Getting Trapped in Amazon's "Iliad Flow": A Foundation for the Temporal Analysis of Dark Patterns
Colin M. Gray, Thomas Mildner, Ritika Gairola
TL;DR
This work addresses the lack of temporal perspective in dark patterns research by analyzing Amazon Prime's Iliad Flow through a case study that grounds a Temporal Analysis of Dark Patterns (TADP) methodology. It introduces three levels of temporality—intra-page, inter-page, and system-level—and demonstrates how pattern co-occurrence and amplification unfold across a user journey, using the FTC complaint as evidence. The authors describe methods for identifying patterns, reconstructing interfaces, and mapping findings to a formal ontology, complemented by visualizations such as wireframes and service blueprints.
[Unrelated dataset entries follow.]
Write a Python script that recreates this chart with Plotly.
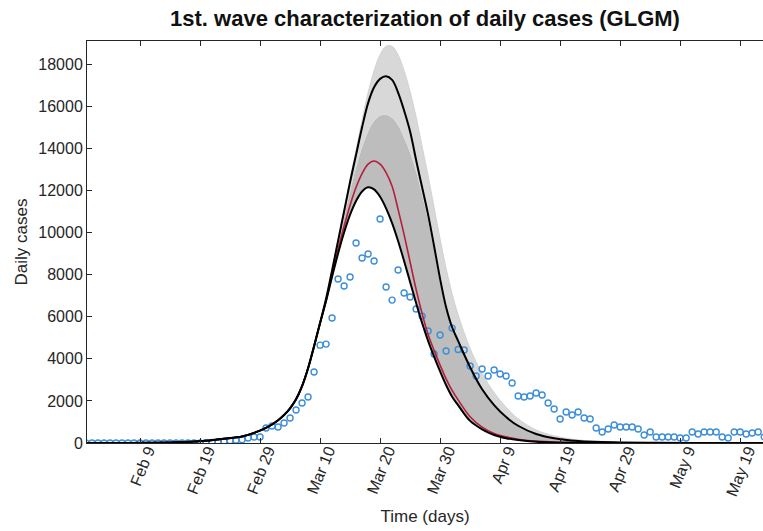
import pandas as pd
import plotly.graph_objects as go

# ---------------- data ----------------
base_date = "2020-01-31"

# observed daily cases (one value per day from Jan 31)
obs_cases = [0, 0, 0, 0, 0, 0, 0, 0, 0, 0,
             0, 0, 0, 0, 0, 0, 0, 0, 0, 5,
             20, 30, 50, 80, 110, 130, 160, 240, 285, 285,
             710, 810, 760, 950, 1190, 1570, 1900, 2185, 3370, 4650,
             4700, 5940, 7790, 7460, 7890, 9500, 8790, 8980, 8650, 10640,
             7410, 6790, 8220, 7125, 6935, 6365, 6030, 5320, 4230, 5130,
             4370, 5460, 4440, 4420, 3660, 3180, 3515, 3180, 3470, 3280,
             3180, 2850, 2230, 2185, 2230, 2375, 2280, 1900, 1615, 1140,
             1470, 1330, 1470, 1190, 1140, 710, 520, 665, 855, 760,
             760, 760, 665, 380, 520, 285, 285, 285, 285, 240,
             240, 520, 430, 520, 520, 520, 285, 240, 520, 520,
             430, 475, 520, 285]

# days (from Jan 31) at which the fitted curves were read
curve_days = [0, 5, 10, 15, 20, 23, 26, 28, 30, 31, 32, 33, 34, 35, 36, 37, 38, 39,
              40, 41, 42, 43, 44, 45, 46, 47, 48, 49,
              50, 51, 52, 53, 54, 55, 56, 57, 58, 59,
              60, 61, 62, 64, 66, 68, 70, 72, 75, 78, 82, 88, 95, 105, 113]

rise = [0, 2, 8, 30, 110, 200, 310, 480, 720, 880, 1080, 1330, 1650, 2080, 2700, 3550, 4600, 5700]

lower_fit = rise + [6750, 7900, 9000, 10000, 10850, 11500, 11950, 12150, 12050, 11700,
                    11150, 10450, 9600, 8650, 7650, 6650, 5700, 4850, 4100, 3400,
                    2750, 2200, 1800, 1050, 650, 380, 230, 140, 60, 25, 8, 2, 0, 0, 0]
median_fit = rise + [6750, 8000, 9200, 10300, 11300, 12150, 12800, 13250, 13400, 13250,
                     12850, 12200, 11100, 9900, 8600, 7300, 6150, 5150, 4400, 3700,
                     3050, 2500, 2050, 1250, 750, 450, 290, 180, 90, 40, 15, 3, 0, 0, 0]
upper_fit = rise + [6850, 8200, 9600, 11000, 12400, 13700, 15000, 16150, 16900, 17300,
                    17420, 17250, 16650, 15800, 14800, 13450, 12150, 10850, 9350, 7800,
                    6450, 5500, 4850, 3600, 2550, 1800, 1230, 820, 430, 230, 100, 30, 8, 1, 0]
dense_band_top = rise + [6800, 8100, 9400, 10700, 11950, 13100, 14050, 14800, 15300, 15550,
                         15600, 15450, 15100, 14500, 13800, 12900, 11800, 10600, 9150, 7650,
                         6350, 5400, 4780, 3550, 2500, 1770, 1200, 800, 420, 225, 98, 30, 8, 1, 0]
ensemble_top = rise + [6900, 8250, 9700, 11100, 12550, 13950, 15350, 16650, 17700, 18450,
                       18850, 18850, 18450, 17700, 16700, 15500, 14100, 12700, 11200, 9700,
                       8300, 7100, 6100, 4500, 3300, 2400, 1700, 1150, 620, 340, 150, 50, 14, 3, 0]

tick_labels = ["Feb 9", "Feb 19", "Feb 29", "Mar 10", "Mar 20", "Mar 30",
               "Apr 9", "Apr 19", "Apr 29", "May 9", "May 19"]
y_ticks = [0, 2000, 4000, 6000, 8000, 10000, 12000, 14000, 16000, 18000]

# ---------------- build ----------------
t0 = pd.Timestamp(base_date)
obs_x = [t0 + pd.Timedelta(days=i) for i in range(len(obs_cases))]
cx = [t0 + pd.Timedelta(days=d) for d in curve_days]
tickvals = list(pd.to_datetime([f"{t} 2020" for t in tick_labels], format="%b %d %Y"))

FONT = "Liberation Sans, Arial, Helvetica, sans-serif"
fig = go.Figure()

fig.add_trace(go.Scatter(x=cx, y=lower_fit, mode="lines", line=dict(width=0, shape="spline"),
                         hoverinfo="skip", showlegend=False))
fig.add_trace(go.Scatter(x=cx, y=dense_band_top, mode="lines", fill="tonexty",
                         fillcolor="#bdbdbd", line=dict(width=0, shape="spline"),
                         hoverinfo="skip", showlegend=False))
fig.add_trace(go.Scatter(x=cx, y=ensemble_top, mode="lines", fill="tonexty",
                         fillcolor="#d8d8d8", line=dict(width=0.8, color="#cdcdcd", shape="spline"),
                         hoverinfo="skip", showlegend=False))

fig.add_trace(go.Scatter(x=obs_x, y=obs_cases, mode="markers",
                         marker=dict(symbol="circle-open", size=6, color="#3d8fd8",
                                     line=dict(width=1.4, color="#3d8fd8")),
                         showlegend=False))

fig.add_trace(go.Scatter(x=cx, y=median_fit, mode="lines",
                         line=dict(color="#b51f3d", width=1.6, shape="spline"), showlegend=False))
fig.add_trace(go.Scatter(x=cx, y=lower_fit, mode="lines",
                         line=dict(color="black", width=2, shape="spline"), showlegend=False))
fig.add_trace(go.Scatter(x=cx, y=upper_fit, mode="lines",
                         line=dict(color="black", width=2, shape="spline"), showlegend=False))

fig.update_layout(
    width=763, height=531,
    margin=dict(l=87, r=0, t=41, b=88),
    paper_bgcolor="white", plot_bgcolor="white",
    font=dict(family=FONT, size=16, color="#262626"),
    title=dict(text="<b>1st. wave characterization of daily cases (GLGM)</b>",
               x=0.5, xref="paper", y=1 - 18 / 531, yref="container", yanchor="middle",
               font=dict(size=22, color="#111111")),
    showlegend=False,
)
fig.update_xaxes(
    type="date",
    range=[t0 + pd.Timedelta(hours=4), t0 + pd.Timedelta(days=112.8)],
    tickvals=tickvals, ticktext=tick_labels, tickangle=-68,
    ticks="inside", ticklen=5, tickcolor="#262626",
    ticklabelshift=8, ticklabelstandoff=-9,
    showline=True, linecolor="#262626", linewidth=1, mirror="allticks",
    showgrid=False, zeroline=False,
    title=dict(text="Time (days)", font=dict(size=17), standoff=12),
    tickfont=dict(size=16),
)
fig.update_yaxes(
    range=[0, 19100], tickvals=y_ticks, ticktext=[str(v) for v in y_ticks],
    ticks="inside", ticklen=5, tickcolor="#262626",
    showline=True, linecolor="#262626", linewidth=1, mirror=False,
    showgrid=False, zeroline=False,
    title=dict(text="Daily cases", font=dict(size=17), standoff=6),
    tickfont=dict(size=16),
)

fig.write_html("out.html")
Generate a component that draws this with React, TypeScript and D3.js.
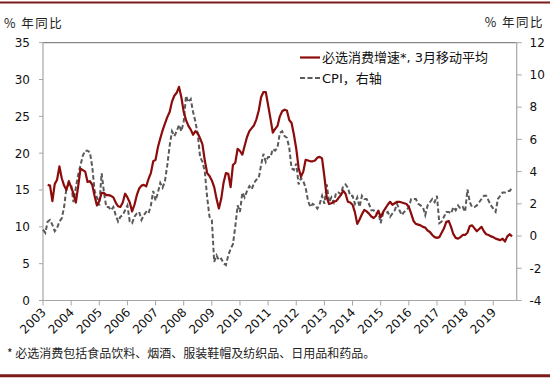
import React from "react";
import * as d3 from "d3";

const yearLabels = ["2003","2004","2005","2006","2007","2008","2009","2010","2011","2012","2013","2014","2015","2016","2017","2018","2019"];
const leftTicks = [0, 5, 10, 15, 20, 25, 30, 35];
const rightTicks = [-4, -2, 0, 2, 4, 6, 8, 10, 12];

// monthly, Jan 2003 .. Sep 2019
const essentialGrowth: (number | null)[] = [
  null, null, 15.7, 15.6, 13.5, 15.8, 16.4, 18.2, 16.6, 15.6, 15.0, 16.2,
  15.4, 14.5, 13.3, 15.5, 17.9, 17.7, 17.5, 16.1, 16.2, 15.7, 14.2, 12.9,
  13.5, 14.6, 14.6, 14.3, 14.3, 14.2, 14.0, 13.3, 12.8, 12.7, 13.3, 14.5,
  14.0, 13.3, 12.1, 13.0, 14.3, 15.2, 15.6, 15.7, 15.5, 16.5, 17.3, 18.9,
  19.1, 20.8, 22.0, 23.1, 24.0, 24.9, 25.6, 27.0, 27.8, 28.2, 29.0, 27.6,
  25.6, 24.5, 23.7, 23.2, 22.5, 23.0, 22.7, 22.0, 21.2, 19.0, 17.3, 16.9,
  16.3, 15.4, 13.8, 12.5, 13.8, 16.0, 17.3, 17.2, 15.4, 18.4, 18.7, 20.6,
  20.3, 19.8, 21.0, 22.2, 23.0, 23.4, 23.8, 24.6, 25.8, 27.6, 28.3, 28.3,
  26.5, 24.7, 22.8, 23.3, 23.7, 25.0, 25.7, 25.9, 25.8, 24.5, 24.1, 22.5,
  20.6, 18.0, 16.8, 17.5, 19.1, 19.0, 18.9, 18.9, 19.0, 19.4, 19.5, 19.3,
  16.8, 14.0, 13.1, 13.2, 13.4, 13.5, 13.9, 14.3, 14.9, 14.5, 13.4, 13.3,
  13.0, 12.0, 10.4, 11.0, 11.7, 12.3, 12.1, 11.8, 11.4, 11.2, 11.5, 12.2,
  11.3, 12.0, 12.5, 13.0, 13.4, 13.0, 13.2, 13.4, 13.4, 13.3, 13.2, 13.1,
  12.7, 11.8, 10.8, 10.4, 10.3, 10.2, 10.0, 9.9, 9.5, 9.3, 8.9, 8.6,
  8.5, 8.6, 9.2, 9.8, 10.7, 10.8, 10.0, 9.0, 8.5, 8.4, 8.6, 8.9,
  8.9, 9.2, 10.1, 10.2, 9.8, 9.4, 9.7, 10.0, 9.4, 9.0, 8.9, 8.7,
  8.6, 8.4, 8.3, 8.2, 8.4, 8.0, 8.7, 9.0, 8.7,
];

const cpi: number[] = [
  0.4, 0.2, 0.9, 1.0, 0.7, 0.3, 0.5, 0.9, 1.1, 1.8, 3.0, 3.2,
  3.2, 2.1, 3.0, 3.8, 4.4, 5.0, 5.3, 5.3, 5.2, 4.3, 2.8, 2.4,
  1.9, 3.9, 2.7, 1.8, 1.8, 1.6, 1.8, 1.3, 0.9, 1.2, 1.3, 1.6,
  1.9, 0.9, 0.8, 1.2, 1.4, 1.5, 1.0, 1.3, 1.5, 1.4, 1.9, 2.8,
  2.2, 2.7, 3.3, 3.0, 3.4, 4.4, 5.6, 6.5, 6.2, 6.5, 6.9, 6.5,
  7.1, 8.7, 8.3, 8.5, 7.7, 7.1, 6.3, 4.9, 4.6, 4.0, 2.4, 1.2,
  1.0, -1.6, -1.2, -1.5, -1.4, -1.7, -1.8, -1.2, -0.8, -0.5, 0.6, 1.9,
  1.5, 2.7, 2.4, 2.8, 3.1, 2.9, 3.3, 3.5, 3.6, 4.4, 5.1, 4.6,
  4.9, 4.9, 5.4, 5.3, 5.5, 6.4, 6.5, 6.2, 6.1, 5.5, 4.2, 4.1,
  4.5, 3.2, 3.6, 3.4, 3.0, 2.2, 1.8, 2.0, 1.9, 1.7, 2.0, 2.5,
  2.0, 3.2, 2.1, 2.4, 2.1, 2.7, 2.7, 2.6, 3.1, 3.2, 3.0, 2.5,
  2.5, 2.0, 2.4, 1.8, 2.5, 2.3, 2.3, 2.0, 1.6, 1.6, 1.4, 1.5,
  0.8, 1.4, 1.4, 1.5, 1.2, 1.4, 1.6, 2.0, 1.6, 1.3, 1.5, 1.6,
  1.8, 2.3, 2.3, 2.3, 2.0, 1.9, 1.8, 1.3, 1.9, 2.1, 2.3, 2.1,
  2.5, 0.8, 0.9, 1.2, 1.5, 1.5, 1.4, 1.8, 1.6, 1.9, 1.7, 1.8,
  1.5, 2.9, 2.1, 1.8, 1.8, 1.9, 2.1, 2.3, 2.5, 2.5, 2.2, 1.9,
  1.7, 1.5, 2.3, 2.5, 2.7, 2.7, 2.8, 2.8, 3.0,
];

const legendRed = "必选消费增速*, 3月移动平均";
const legendCpi = "CPI，右轴";
const axisTitle = "% 年同比";
const footnote = "* 必选消费包括食品饮料、烟酒、服装鞋帽及纺织品、日用品和药品。";

const W = 550, H = 379;
const L = 43, R = 516.7, T = 42.7, B = 300.5;
const RED = "#8c0b0b";
const GRAY = "#5a5a5a";
const AXIS = "#a6a6a6";
const FONT = "'DejaVu Sans', 'Noto Sans CJK SC', sans-serif";
const CJK = "'Noto Sans CJK SC', sans-serif";

export default function App() {
  const x = d3.scaleLinear().domain([0, 202]).range([L, R]);
  const yL = d3.scaleLinear().domain([0, 35]).range([B, T]);
  const yR = d3.scaleLinear().domain([-4, 12]).range([B, T]);

  const redLine = d3.line<number | null>()
    .defined((d) => d !== null)
    .x((_, i) => x(i))
    .y((d) => yL(d as number))
    .curve(d3.curveLinear);
  const cpiLine = d3.line<number>()
    .x((_, i) => x(i))
    .y((d) => yR(d));

  return (
    <svg width={W} height={H} style={{ position: "absolute", left: 0, top: 0, background: "#fff" }}>
      <rect x={0} y={0} width={W} height={H} fill="#fff" />
      <line x1={0} x2={W} y1={2.5} y2={2.5} stroke="#7d1a1a" strokeWidth={2} />
      <line x1={0} x2={W} y1={375.8} y2={375.8} stroke="#7d1a1a" strokeWidth={3} />

      <text x={4} y={28} fontFamily={CJK} fontSize={12.5} letterSpacing={1.5} fill="#222">{axisTitle}</text>
      <text x={544} y={27} fontFamily={CJK} fontSize={12.5} letterSpacing={1.5} fill="#222" textAnchor="end">{axisTitle}</text>

      {/* plot frame */}
      <line x1={L} x2={R} y1={T} y2={T} stroke="#6a6a6a" strokeWidth={1} />
      <line x1={L} x2={L} y1={T} y2={B} stroke={AXIS} strokeWidth={1.2} />
      <line x1={R} x2={R} y1={T} y2={B} stroke={AXIS} strokeWidth={1.2} />
      <line x1={L} x2={R} y1={B} y2={B} stroke={AXIS} strokeWidth={1.2} />

      {leftTicks.map((t) => (
        <g key={"l" + t}>
          <line x1={L - 4} x2={L} y1={yL(t)} y2={yL(t)} stroke={AXIS} />
          <text x={30} y={yL(t)} dy="0.36em" textAnchor="end" fontFamily={FONT} fontSize={12} fill="#111">{t}</text>
        </g>
      ))}
      {rightTicks.map((t) => (
        <g key={"r" + t}>
          <line x1={R} x2={R + 5} y1={yR(t)} y2={yR(t)} stroke={AXIS} />
          <text x={529.5} y={yR(t)} dy="0.36em" fontFamily={FONT} fontSize={12} fill="#111">{t}</text>
        </g>
      ))}
      {yearLabels.map((lab, k) => {
        const xi = x(k * 12);
        return (
          <g key={lab}>
            <line x1={xi} x2={xi} y1={B} y2={B + 5} stroke={AXIS} />
            <text transform={`translate(${xi + 3.7},${313}) rotate(-45)`} textAnchor="end" fontFamily={FONT} fontSize={12} fill="#111">{lab}</text>
          </g>
        );
      })}

      <path d={cpiLine(cpi) || ""} fill="none" stroke={GRAY} strokeWidth={2} strokeDasharray="4.5,2.5" />
      <path d={redLine(essentialGrowth) || ""} fill="none" stroke={RED} strokeWidth={2.2} strokeLinejoin="round" />

      {/* legend */}
      <line x1={300} x2={320} y1={57.5} y2={57.5} stroke={RED} strokeWidth={2.2} />
      <text x={322} y={62} fontFamily={FONT} fontSize={13} fill="#111">{legendRed}</text>
      <line x1={300} x2={320} y1={78} y2={78} stroke={GRAY} strokeWidth={2} strokeDasharray="5,2.5" />
      <text x={322} y={83} fontFamily={FONT} fontSize={13} fill="#111">{legendCpi}</text>

      <text x={7} y={358} fontFamily={CJK} fontSize={12} fill="#222">{footnote}</text>
    </svg>
  );
}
The paper argues that TADP provides a robust, expert-driven framework to support regulation, legal proceedings, and scholarship by capturing temporal dynamics that static analyses miss.
Abstract
Dark patterns are ubiquitous in digital systems, impacting users throughout their journeys on many popular apps and websites. While substantial efforts from the research community in the last five years have led to consolidated taxonomies of dark patterns, including an emerging ontology, most applications of these descriptors have been focused on analysis of static images or as isolated pattern types. In this paper, we present a case study of Amazon Prime's "Iliad Flow" to illustrate the interplay of dark patterns across a user journey, grounded in insights from a US Federal Trade Commission complaint against the company. We use this case study to lay the groundwork for a methodology of Temporal Analysis of Dark Patterns (TADP), including considerations for characterization of individual dark patterns across a user journey, combinatorial effects of multiple dark patterns types, and implications for expert detection and automated detection.